# AVAILABLE DATA:
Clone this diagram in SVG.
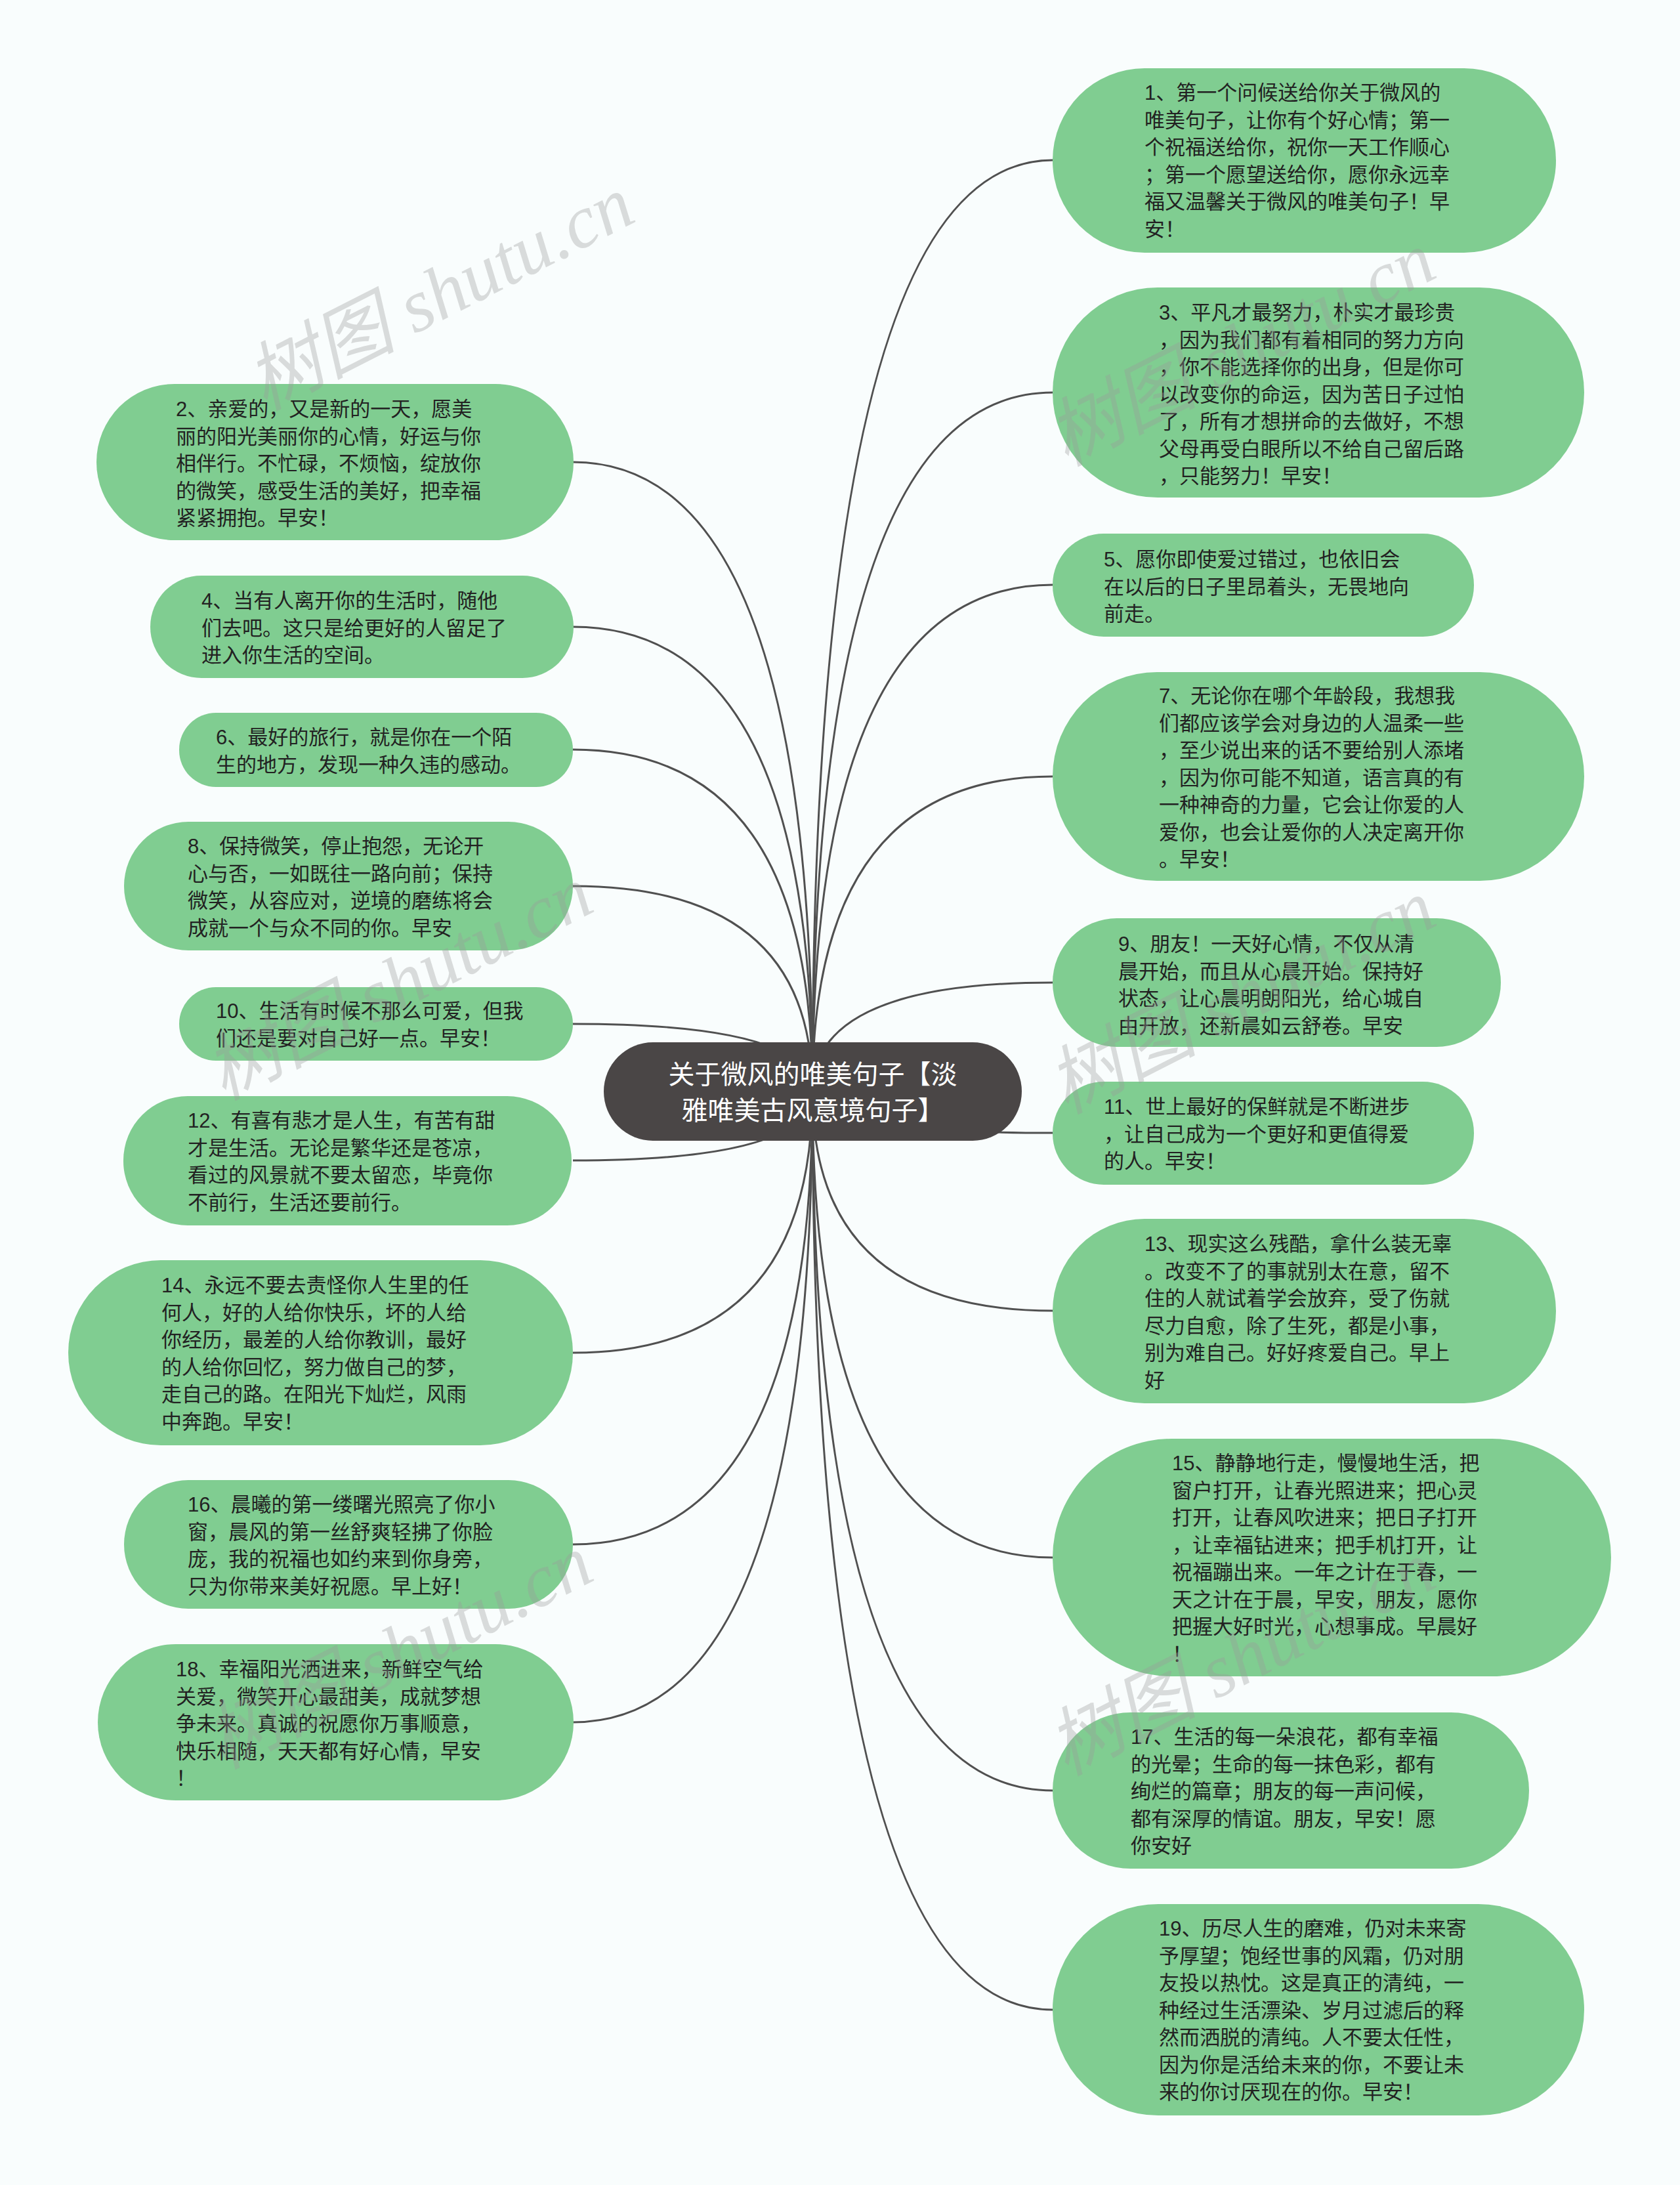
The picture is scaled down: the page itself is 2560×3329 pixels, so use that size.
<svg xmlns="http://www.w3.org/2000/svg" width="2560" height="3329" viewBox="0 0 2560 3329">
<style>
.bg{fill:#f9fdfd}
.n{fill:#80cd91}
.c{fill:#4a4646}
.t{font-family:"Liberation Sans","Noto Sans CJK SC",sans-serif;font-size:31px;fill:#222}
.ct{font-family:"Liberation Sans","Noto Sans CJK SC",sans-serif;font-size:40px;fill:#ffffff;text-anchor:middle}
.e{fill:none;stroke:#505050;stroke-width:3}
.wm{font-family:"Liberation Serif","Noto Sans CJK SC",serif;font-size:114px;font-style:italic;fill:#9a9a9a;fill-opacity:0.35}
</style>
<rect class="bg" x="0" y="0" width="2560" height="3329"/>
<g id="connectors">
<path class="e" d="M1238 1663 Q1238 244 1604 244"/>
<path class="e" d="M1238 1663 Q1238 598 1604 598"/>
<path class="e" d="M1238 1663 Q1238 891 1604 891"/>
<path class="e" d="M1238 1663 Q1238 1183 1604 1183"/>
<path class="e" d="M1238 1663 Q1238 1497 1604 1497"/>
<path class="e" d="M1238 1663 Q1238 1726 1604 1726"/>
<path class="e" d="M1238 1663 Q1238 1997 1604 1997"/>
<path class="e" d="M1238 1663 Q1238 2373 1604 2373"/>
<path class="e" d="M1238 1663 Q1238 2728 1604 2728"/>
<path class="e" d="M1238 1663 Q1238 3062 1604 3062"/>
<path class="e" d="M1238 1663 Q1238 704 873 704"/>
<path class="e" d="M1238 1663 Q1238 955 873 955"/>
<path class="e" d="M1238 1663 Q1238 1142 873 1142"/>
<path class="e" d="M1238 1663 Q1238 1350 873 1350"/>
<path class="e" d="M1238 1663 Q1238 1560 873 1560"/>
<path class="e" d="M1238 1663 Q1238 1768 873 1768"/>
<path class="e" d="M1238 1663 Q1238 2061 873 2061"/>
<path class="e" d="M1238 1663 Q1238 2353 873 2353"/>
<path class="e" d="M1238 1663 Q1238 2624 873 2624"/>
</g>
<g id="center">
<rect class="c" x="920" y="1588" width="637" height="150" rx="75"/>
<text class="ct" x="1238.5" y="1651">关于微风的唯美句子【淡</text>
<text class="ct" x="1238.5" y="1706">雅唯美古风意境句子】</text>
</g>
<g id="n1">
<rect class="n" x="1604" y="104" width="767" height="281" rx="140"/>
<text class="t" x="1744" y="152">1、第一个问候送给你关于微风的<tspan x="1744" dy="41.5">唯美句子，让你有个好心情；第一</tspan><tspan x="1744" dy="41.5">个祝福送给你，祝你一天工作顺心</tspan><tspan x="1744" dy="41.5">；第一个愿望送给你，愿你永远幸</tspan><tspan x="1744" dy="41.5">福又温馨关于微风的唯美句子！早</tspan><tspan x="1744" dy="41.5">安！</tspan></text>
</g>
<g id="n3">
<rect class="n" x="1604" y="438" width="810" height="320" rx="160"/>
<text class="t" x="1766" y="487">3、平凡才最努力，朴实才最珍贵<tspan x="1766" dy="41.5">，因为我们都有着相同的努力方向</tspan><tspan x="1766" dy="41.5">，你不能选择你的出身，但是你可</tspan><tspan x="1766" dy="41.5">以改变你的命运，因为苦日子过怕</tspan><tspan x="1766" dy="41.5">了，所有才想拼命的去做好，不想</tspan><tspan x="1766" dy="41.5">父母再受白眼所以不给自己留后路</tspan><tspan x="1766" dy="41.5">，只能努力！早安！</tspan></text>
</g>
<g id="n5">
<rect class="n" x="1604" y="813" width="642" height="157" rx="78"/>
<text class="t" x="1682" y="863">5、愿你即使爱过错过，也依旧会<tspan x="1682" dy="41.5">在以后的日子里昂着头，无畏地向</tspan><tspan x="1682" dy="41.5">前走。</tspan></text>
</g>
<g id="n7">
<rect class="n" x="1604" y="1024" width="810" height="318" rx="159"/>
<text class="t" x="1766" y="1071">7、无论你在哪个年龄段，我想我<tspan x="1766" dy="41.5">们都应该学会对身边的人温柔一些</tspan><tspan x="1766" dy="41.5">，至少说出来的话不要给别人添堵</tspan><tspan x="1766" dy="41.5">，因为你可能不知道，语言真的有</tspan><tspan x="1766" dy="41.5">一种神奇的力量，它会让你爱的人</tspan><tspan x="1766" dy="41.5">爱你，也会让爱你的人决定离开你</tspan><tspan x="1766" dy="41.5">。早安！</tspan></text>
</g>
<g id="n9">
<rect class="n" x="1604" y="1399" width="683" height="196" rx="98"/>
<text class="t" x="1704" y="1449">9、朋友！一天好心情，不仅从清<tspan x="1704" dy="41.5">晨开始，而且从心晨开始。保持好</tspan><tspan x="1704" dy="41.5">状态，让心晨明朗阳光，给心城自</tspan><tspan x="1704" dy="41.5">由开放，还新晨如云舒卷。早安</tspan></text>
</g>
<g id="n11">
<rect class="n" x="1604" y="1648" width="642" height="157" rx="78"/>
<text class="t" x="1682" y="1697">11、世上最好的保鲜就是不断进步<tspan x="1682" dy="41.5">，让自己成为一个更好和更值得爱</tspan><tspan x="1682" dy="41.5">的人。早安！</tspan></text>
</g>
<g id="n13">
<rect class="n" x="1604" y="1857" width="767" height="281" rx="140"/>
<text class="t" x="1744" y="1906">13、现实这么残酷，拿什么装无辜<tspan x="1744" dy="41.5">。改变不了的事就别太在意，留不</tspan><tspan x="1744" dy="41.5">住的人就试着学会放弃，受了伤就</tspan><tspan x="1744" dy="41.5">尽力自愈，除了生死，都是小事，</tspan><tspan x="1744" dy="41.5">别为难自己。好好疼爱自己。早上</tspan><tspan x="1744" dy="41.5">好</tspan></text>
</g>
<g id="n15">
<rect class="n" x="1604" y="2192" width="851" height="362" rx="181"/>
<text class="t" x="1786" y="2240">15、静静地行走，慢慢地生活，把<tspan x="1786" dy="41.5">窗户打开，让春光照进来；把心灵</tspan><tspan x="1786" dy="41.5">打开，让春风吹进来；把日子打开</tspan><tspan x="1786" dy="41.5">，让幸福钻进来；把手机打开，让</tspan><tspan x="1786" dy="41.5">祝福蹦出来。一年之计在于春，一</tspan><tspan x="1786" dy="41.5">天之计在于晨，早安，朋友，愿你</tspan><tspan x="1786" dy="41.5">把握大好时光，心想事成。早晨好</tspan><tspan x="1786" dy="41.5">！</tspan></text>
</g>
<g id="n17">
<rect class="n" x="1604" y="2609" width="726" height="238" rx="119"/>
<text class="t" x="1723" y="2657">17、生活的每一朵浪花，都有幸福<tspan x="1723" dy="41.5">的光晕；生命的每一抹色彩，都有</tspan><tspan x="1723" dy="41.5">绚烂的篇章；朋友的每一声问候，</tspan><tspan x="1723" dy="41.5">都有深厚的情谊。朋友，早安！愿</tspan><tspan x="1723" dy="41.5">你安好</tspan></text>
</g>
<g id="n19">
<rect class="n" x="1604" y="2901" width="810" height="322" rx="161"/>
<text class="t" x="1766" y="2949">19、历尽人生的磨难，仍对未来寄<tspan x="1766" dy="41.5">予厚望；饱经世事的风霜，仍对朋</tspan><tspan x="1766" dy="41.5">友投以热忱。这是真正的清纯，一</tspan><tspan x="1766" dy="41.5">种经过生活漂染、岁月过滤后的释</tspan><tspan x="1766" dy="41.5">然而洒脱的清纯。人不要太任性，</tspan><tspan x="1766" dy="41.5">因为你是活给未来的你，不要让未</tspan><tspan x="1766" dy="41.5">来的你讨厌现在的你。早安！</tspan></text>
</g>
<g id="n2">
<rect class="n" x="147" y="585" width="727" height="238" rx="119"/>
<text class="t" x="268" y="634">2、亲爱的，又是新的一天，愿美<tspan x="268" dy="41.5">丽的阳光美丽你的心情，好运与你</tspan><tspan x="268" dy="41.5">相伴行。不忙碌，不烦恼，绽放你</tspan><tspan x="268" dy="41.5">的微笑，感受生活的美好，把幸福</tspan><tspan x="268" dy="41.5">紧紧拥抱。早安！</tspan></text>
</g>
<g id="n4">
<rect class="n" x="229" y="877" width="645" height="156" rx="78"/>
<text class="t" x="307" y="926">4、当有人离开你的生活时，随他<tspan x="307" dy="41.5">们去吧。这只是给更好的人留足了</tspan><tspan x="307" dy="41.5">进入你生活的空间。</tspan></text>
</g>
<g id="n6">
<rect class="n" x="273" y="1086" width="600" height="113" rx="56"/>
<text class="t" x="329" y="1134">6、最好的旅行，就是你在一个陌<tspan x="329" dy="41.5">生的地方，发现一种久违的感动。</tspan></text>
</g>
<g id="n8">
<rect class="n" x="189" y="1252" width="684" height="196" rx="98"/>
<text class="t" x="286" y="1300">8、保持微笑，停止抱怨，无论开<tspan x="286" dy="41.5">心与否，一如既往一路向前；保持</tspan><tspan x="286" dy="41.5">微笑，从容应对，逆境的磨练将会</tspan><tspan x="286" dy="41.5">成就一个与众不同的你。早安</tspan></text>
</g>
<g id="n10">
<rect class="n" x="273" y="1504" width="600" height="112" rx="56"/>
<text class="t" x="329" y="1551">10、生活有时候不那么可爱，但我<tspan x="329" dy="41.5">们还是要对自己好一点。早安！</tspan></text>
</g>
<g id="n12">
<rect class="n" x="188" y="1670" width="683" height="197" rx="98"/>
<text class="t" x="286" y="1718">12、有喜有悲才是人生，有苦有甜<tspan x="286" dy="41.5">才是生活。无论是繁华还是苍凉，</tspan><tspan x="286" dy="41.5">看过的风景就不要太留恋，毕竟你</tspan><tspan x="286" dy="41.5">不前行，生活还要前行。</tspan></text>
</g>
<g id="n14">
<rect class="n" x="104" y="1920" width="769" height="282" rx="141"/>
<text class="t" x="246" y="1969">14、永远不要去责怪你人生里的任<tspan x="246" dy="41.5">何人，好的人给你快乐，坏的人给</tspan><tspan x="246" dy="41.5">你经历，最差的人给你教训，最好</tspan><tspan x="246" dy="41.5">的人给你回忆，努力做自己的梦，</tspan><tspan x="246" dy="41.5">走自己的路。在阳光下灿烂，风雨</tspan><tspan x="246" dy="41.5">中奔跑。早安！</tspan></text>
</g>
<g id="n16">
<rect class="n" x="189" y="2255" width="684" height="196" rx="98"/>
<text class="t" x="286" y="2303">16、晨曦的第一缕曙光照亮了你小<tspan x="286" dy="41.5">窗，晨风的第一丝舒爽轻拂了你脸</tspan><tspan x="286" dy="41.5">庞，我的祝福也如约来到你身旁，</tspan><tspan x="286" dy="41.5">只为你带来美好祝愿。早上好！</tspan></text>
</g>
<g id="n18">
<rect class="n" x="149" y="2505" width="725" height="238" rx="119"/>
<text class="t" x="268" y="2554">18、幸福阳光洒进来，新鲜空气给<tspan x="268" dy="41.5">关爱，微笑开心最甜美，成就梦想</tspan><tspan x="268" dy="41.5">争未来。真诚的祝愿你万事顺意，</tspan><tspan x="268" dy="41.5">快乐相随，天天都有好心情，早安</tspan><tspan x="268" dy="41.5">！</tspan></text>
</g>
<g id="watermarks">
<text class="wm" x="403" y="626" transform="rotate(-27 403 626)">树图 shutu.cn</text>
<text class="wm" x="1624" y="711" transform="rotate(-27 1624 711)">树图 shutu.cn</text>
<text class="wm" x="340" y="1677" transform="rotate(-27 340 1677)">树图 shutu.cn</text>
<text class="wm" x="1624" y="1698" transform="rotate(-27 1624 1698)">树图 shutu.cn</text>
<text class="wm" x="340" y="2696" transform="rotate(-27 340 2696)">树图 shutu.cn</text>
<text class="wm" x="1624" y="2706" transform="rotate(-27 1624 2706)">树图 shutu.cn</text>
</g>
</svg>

# WHAT YOU WILL DO:
Scan the material for lines with the word "size", and copy each line you find.

# TASK ANSWER:
The picture is scaled down: the page itself is 2560×3329 pixels, so use that size.
.t{font-family:"Liberation Sans","Noto Sans CJK SC",sans-serif;font-size:31px;fill:#222}
.ct{font-family:"Liberation Sans","Noto Sans CJK SC",sans-serif;font-size:40px;fill:#ffffff;text-anchor:middle}
.wm{font-family:"Liberation Serif","Noto Sans CJK SC",serif;font-size:114px;font-style:italic;fill:#9a9a9a;fill-opacity:0.35}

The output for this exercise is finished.